If you’re looking for ways to scale your business without hiring people, service productization is the way to go. Productized services hold the key to working less and earning more.

Productization, the act of turning ideas and services into products is a great way for freelancers and agencies to sell more while working less. Productized services work because some of the buyers knocking on your door do not need bespoke services. They can be helped by something that is less “made to order” and more “off the shelf.”

Many times, an off-the-shelf product can be sold at the same price as a completely custom-made, bespoke, service. The product having the benefit of requiring a fraction of the work each time it’s delivered. Productized services could be what lets you spend less time working while earning as much as, if not more than, you do today.

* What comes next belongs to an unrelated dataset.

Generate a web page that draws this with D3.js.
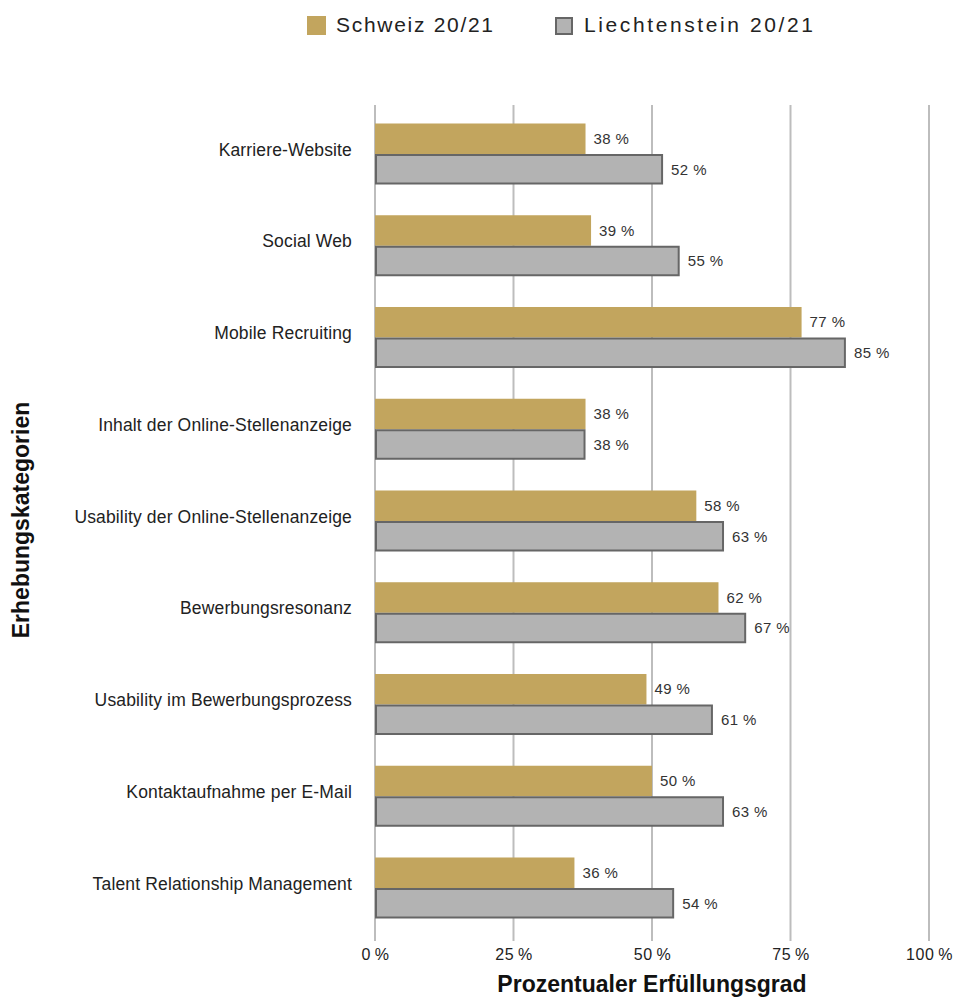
<!DOCTYPE html>
<html><head><meta charset="utf-8">
<script src="https://cdn.jsdelivr.net/npm/d3@7/dist/d3.min.js"></script>
<style>body{margin:0;background:#fff}svg{display:block}</style>
</head><body>
<script>
const categories = ["Karriere-Website","Social Web","Mobile Recruiting","Inhalt der Online-Stellenanzeige","Usability der Online-Stellenanzeige","Bewerbungsresonanz","Usability im Bewerbungsprozess","Kontaktaufnahme per E-Mail","Talent Relationship Management"];
const schweiz = [38,39,77,38,58,62,49,50,36];
const liechtenstein = [52,55,85,38,63,67,61,63,54];
const seriesNames = ["Schweiz 20/21","Liechtenstein 20/21"];
const xTicks = [0,25,50,75,100];

const W=958,H=997;
const svg=d3.select("body").append("svg").attr("width",W).attr("height",H);
const font="'Liberation Sans', Arial, sans-serif";
const narrow="'Liberation Sans Narrow', 'Liberation Sans', Arial, sans-serif";
const gold="#c2a55e", grey="#b3b3b3", greyStroke="#666";

const x=d3.scaleLinear().domain([0,100]).range([375,929]);
const y=d3.scaleBand().domain(categories).range([104,938]).paddingInner(0.335).paddingOuter(0.2125);
const sub=d3.scaleBand().domain([0,1]).range([0,y.bandwidth()]);

// gridlines
svg.append("g").selectAll("line").data(xTicks).join("line")
  .attr("x1",d=>x(d)).attr("x2",d=>x(d)).attr("y1",105).attr("y2",941)
  .attr("stroke","#bdbdbd").attr("stroke-width",2);

// axis tick labels
const xAxis=d3.axisBottom(x).tickValues(xTicks).tickSize(0).tickFormat(d=>d+"\u2009%");
const ga=svg.append("g").attr("transform","translate(0,943)").call(xAxis);
ga.select(".domain").remove();
ga.selectAll("text").attr("font-family",font).attr("font-size",16).attr("letter-spacing","0.6px").attr("fill","#222").attr("dy","0.85em");

// bars
const rows=categories.map((c,i)=>({c,s:schweiz[i],l:liechtenstein[i]}));
const g=svg.append("g");
g.selectAll("rect.s").data(rows).join("rect").attr("class","s")
  .attr("x",x(0)).attr("y",d=>y(d.c)+sub(0)).attr("width",d=>x(d.s)-x(0)).attr("height",sub.bandwidth())
  .attr("fill",gold);
g.selectAll("rect.l").data(rows).join("rect").attr("class","l")
  .attr("x",x(0)+1).attr("y",d=>y(d.c)+sub(1)+1).attr("width",d=>x(d.l)-x(0)-2).attr("height",sub.bandwidth()-2)
  .attr("fill",grey).attr("stroke",greyStroke).attr("stroke-width",2);

// value labels
g.selectAll("text.vs").data(rows).join("text").attr("class","vs")
  .attr("x",d=>x(d.s)+8).attr("y",d=>y(d.c)+sub(0)+sub.bandwidth()/2).attr("dy","0.35em")
  .attr("font-family",font).attr("font-size",15).attr("letter-spacing","0.4px").attr("fill","#333").text(d=>d.s+" %");
g.selectAll("text.vl").data(rows).join("text").attr("class","vl")
  .attr("x",d=>x(d.l)+8).attr("y",d=>y(d.c)+sub(1)+sub.bandwidth()/2).attr("dy","0.35em")
  .attr("font-family",font).attr("font-size",15).attr("letter-spacing","0.4px").attr("fill","#333").text(d=>d.l+" %");

// category labels
const yAxis=d3.axisLeft(y).tickSize(0).tickPadding(0);
const gy=svg.append("g").attr("transform","translate(352,-4)").call(yAxis);
gy.select(".domain").remove();
gy.selectAll("text").attr("font-family",font).attr("font-size",17.5).attr("letter-spacing","0.15px").attr("fill","#222");

// axis titles
svg.append("text").attr("x",652).attr("y",992).attr("text-anchor","middle")
  .attr("font-family",narrow).attr("font-weight","bold").attr("font-size",23).attr("fill","#111")
  .text("Prozentualer Erfüllungsgrad");
svg.append("text").attr("transform","translate(29,520) rotate(-90)").attr("text-anchor","middle")
  .attr("font-family",narrow).attr("font-weight","bold").attr("font-size",23).attr("fill","#111")
  .text("Erhebungskategorien");

// legend
const leg=svg.append("g");
leg.append("rect").attr("x",307).attr("y",16).attr("width",19).attr("height",19).attr("fill",gold);
leg.append("text").attr("x",336).attr("y",32).attr("font-family",font).attr("font-size",21).attr("letter-spacing","1.7px").attr("fill","#222").text(seriesNames[0]);
leg.append("rect").attr("x",556).attr("y",18).attr("width",16).attr("height",16).attr("fill",grey).attr("stroke",greyStroke).attr("stroke-width",2);
leg.append("text").attr("x",584).attr("y",32).attr("font-family",font).attr("font-size",21).attr("letter-spacing","2.6px").attr("fill","#222").text(seriesNames[1]);
</script>
</body></html>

If you see a certain service being asked for over and over again, there’s an opportunity to productize it. Let’s look at some ways you can create your own productized service.

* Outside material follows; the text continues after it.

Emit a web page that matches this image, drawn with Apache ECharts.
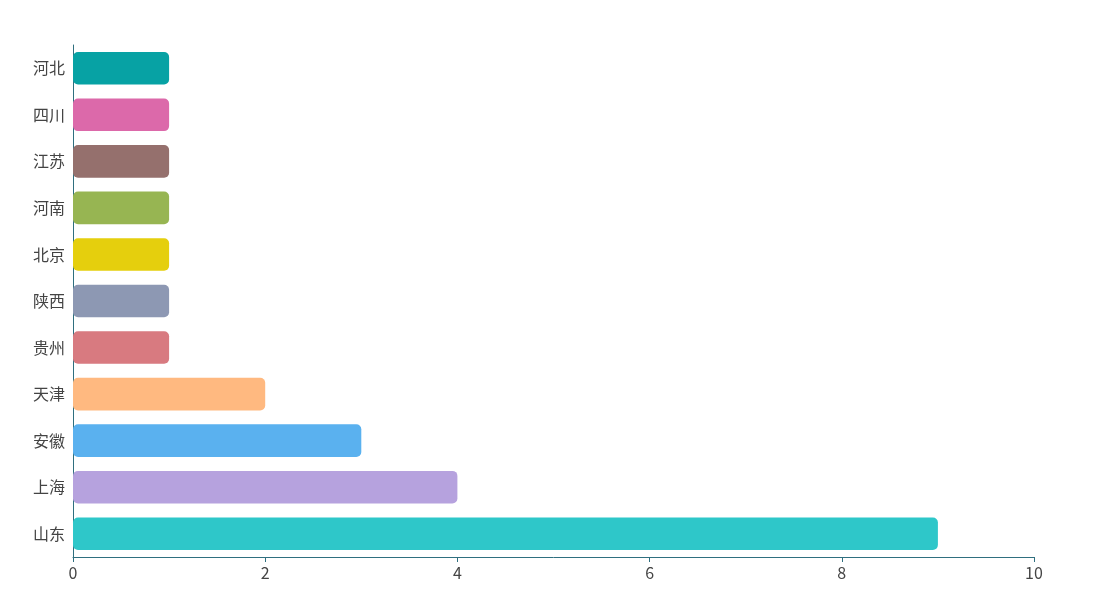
<!DOCTYPE html>
<html><head><meta charset="utf-8">
<script src="https://cdn.jsdelivr.net/npm/echarts@6/dist/echarts.min.js"></script>
<style>html,body{margin:0;padding:0;background:#fff}#c{width:1109px;height:613px}</style>
</head><body><div id="c"></div>
<script>
const categories = ['山东','上海','安徽','天津','贵州','陕西','北京','河南','江苏','四川','河北'];
const values = [9,4,3,2,1,1,1,1,1,1,1];
const colors = ['#2ec7c9','#b6a2de','#5ab1ef','#ffb980','#d87a80','#8d98b3','#e5cf0d','#97b552','#95706d','#dc69aa','#07a2a4'];
const chart = echarts.init(document.getElementById('c'));
chart.setOption({
  animation:false,
  grid:{left:73,right:75,top:45,bottom:56},
  xAxis:{type:'value',min:0,max:10,interval:2,
    axisLine:{show:true,lineStyle:{color:'#2f6f7f'}},
    axisTick:{show:true,lineStyle:{color:'#2f6f7f'}},
    splitLine:{show:false},
    axisLabel:{color:'#444',fontSize:16,fontFamily:'Noto Sans CJK SC'}},
  yAxis:{type:'category',data:categories,
    axisLine:{lineStyle:{color:'#2f6f7f'}},
    axisTick:{lineStyle:{color:'#2f6f7f'}},
    axisLabel:{color:'#444',fontSize:16,fontFamily:'Noto Sans CJK SC'}},
  series:[{type:'bar',barWidth:'70%',
    data:values.map((v,i)=>({value:v,itemStyle:{color:colors[i]}})),
    itemStyle:{borderRadius:5}}]
});
</script></body></html>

Productized Services Can Be Many Different Things

There are many ways you can create service productizations.
There are many ways you can create service productizations.

Examples of productized services include:

  • Knowledge and education: Courses in the form of slides, text or videos. These can have optional premium add-ons in the form of one-on-one calls.
  • Mentoring and coaching: Personal remote training or coaching that is done according to a pre-written plan or format, which saves you on time spent preparing.
  • Standardized services: Things that you can do according to script or create shortcuts for. Producing standardized reports is a type of service that you can automate and sell as a productized service.
  • Tools: Simple applications or tools, such as scripts or spreadsheets, that solve specific problems that you know a certain group has.

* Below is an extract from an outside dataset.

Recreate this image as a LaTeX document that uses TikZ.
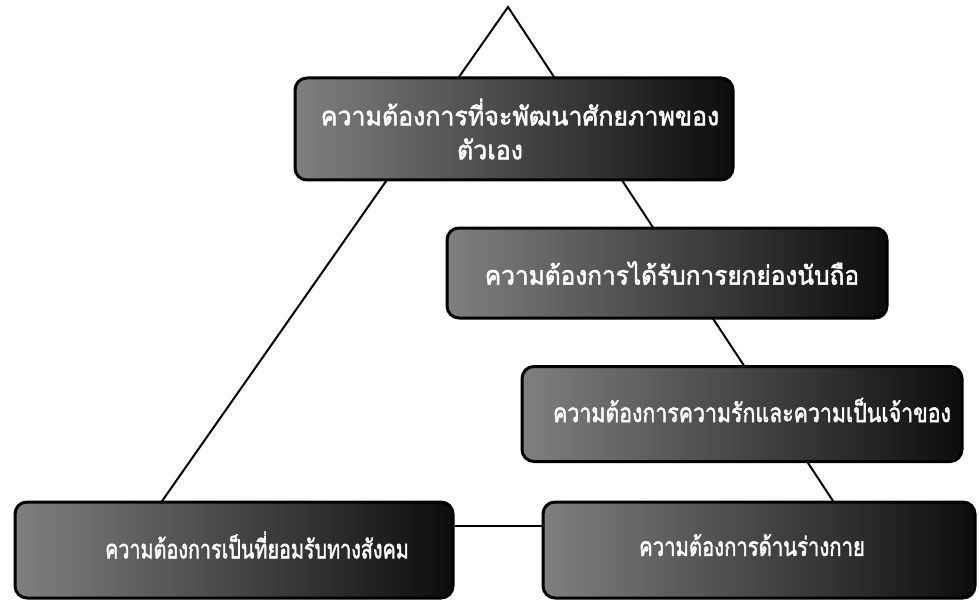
\documentclass[tikz,border=0pt]{standalone}
\usepackage{fontspec}
\usepackage{graphicx}
\newfontfamily\thaifont[Script=Thai, FakeBold=2]{Loma}
\newcommand{\sx}[2]{\scalebox{#1}[1]{#2}}
\begin{document}
\begin{tikzpicture}[x=1pt,y=-1pt,
  box/.style={rounded corners=12pt, draw=black, line width=3pt,
    left color=black!50, right color=black!95,
    text=white, font=\thaifont\fontsize{26}{34}\selectfont,
    inner sep=0pt, align=center},
  side/.style={draw=black, line width=2pt}]
\useasboundingbox (0,0) rectangle (979,604);
\coordinate (apex) at (508,7);
\coordinate (lft) at (160,504);
\coordinate (rgt) at (835,504);
\draw[side] (lft) -- (apex) -- (rgt);
\node[box, minimum width=438pt, minimum height=102pt] (top) at (514,129)
  {\hspace*{12pt}\sx{0.96}{ความต้องการที่จะพัฒนาศักยภาพของ}\\\hspace*{-48pt}\sx{0.96}{ตัวเอง}};
\node[box, minimum width=440pt, minimum height=90pt] (esteem) at (667,273)
  {\hspace*{10pt}\sx{0.94}{ความต้องการได้รับการยกย่องนับถือ}};
\node[box, minimum width=440pt, minimum height=95pt] (love) at (742,414)
  {\hspace*{20pt}\raisebox{8pt}{\sx{0.82}{ความต้องการความรักและความเป็นเจ้าของ}}};
\node[box, minimum width=438pt, minimum height=96pt] (social) at (234,550)
  {\hspace*{46pt}\raisebox{10pt}{\sx{0.76}{ความต้องการเป็นที่ยอมรับทางสังคม}}};
\node[box, minimum width=432pt, minimum height=96pt] (body) at (759,550)
  {\hspace*{-14pt}\raisebox{10pt}{\sx{0.78}{ความต้องการด้านร่างกาย}}};
\draw[side] ([yshift=24pt]social.east) -- ([yshift=24pt]body.west);
\end{tikzpicture}
\end{document}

There’s a lot of freedom in how you design your productized service offering. You may choose to keep it closed-ended, such as a course, or open-ended as in the case of a retainer. You may also choose to sell your service in tiers or at a single fixed price, or having no public price at all.

Productized Services Are Like Blueberry Pies Made From a Recipe

If productized services seem abstract, try thinking of it like baking a blueberry pie based on a recipe instead of coming up with a new combination of oil, butter, flour, salt, sugar, baking soda and fruit each time.
If productized services seem abstract, try thinking of it like baking a blueberry pie based on a recipe instead of coming up with a new combination of oil, butter, flour, salt, sugar, baking soda, and fruit each time.

If productized services seem a bit confusing, it’s no wonder. Productized services can be many things. What they have in common is that each copy sold is essentially the same and the result of the same process.

You can think of a productized service like the result of cooking or baking using a recipe as compared to making a whole new dish every time. Every blueberry pie you make has the same ingredients and require the same steps.

If You’re Deeply Familiar With a Set of Tasks, Consider Productizing Them

The best way to start with productized services is, to begin with, productizing something you know well. A product works best if the steps involved can be codified or standardized.

For example, productizing a logo design service doesn’t make sense unless you limit what’s included by offering a number of standard templates and a limited number of revisions. But productizing an SEO course you’ve held for a few companies could be quite a success once you’ve made the initial investment of time and effort to produce the teaching materials.

How to Create Your First Productized Service

A working productized service is like a factory line.
A working productized service is like a factory line.

Nick Disabato, whom I had the pleasure to meet a few years ago, gives the following advice to consultants aiming to productize their offering:

Have a Great Idea for Your Product

According to Disabato, you should spend at least five hours per week doing business development, which includes coming up with ideas for new offerings and products. He also recommends attending mastermind groups where you have the chance to bounce your ideas off others.

Your Product Should Solve a Real Business Problem

Good ideas come from understanding the business problems people have. Business problems aren’t like most problems since they have a clear cost. They’re not just painful or frustrating, they’re measurably so. For example, poor website rankings on search engine result pages will result in less traffic and revenue.

To find business problems you need to do a bit of research. It can consist of listening to people in your industry or reading Internet forums, which could yield valuable insights and ideas.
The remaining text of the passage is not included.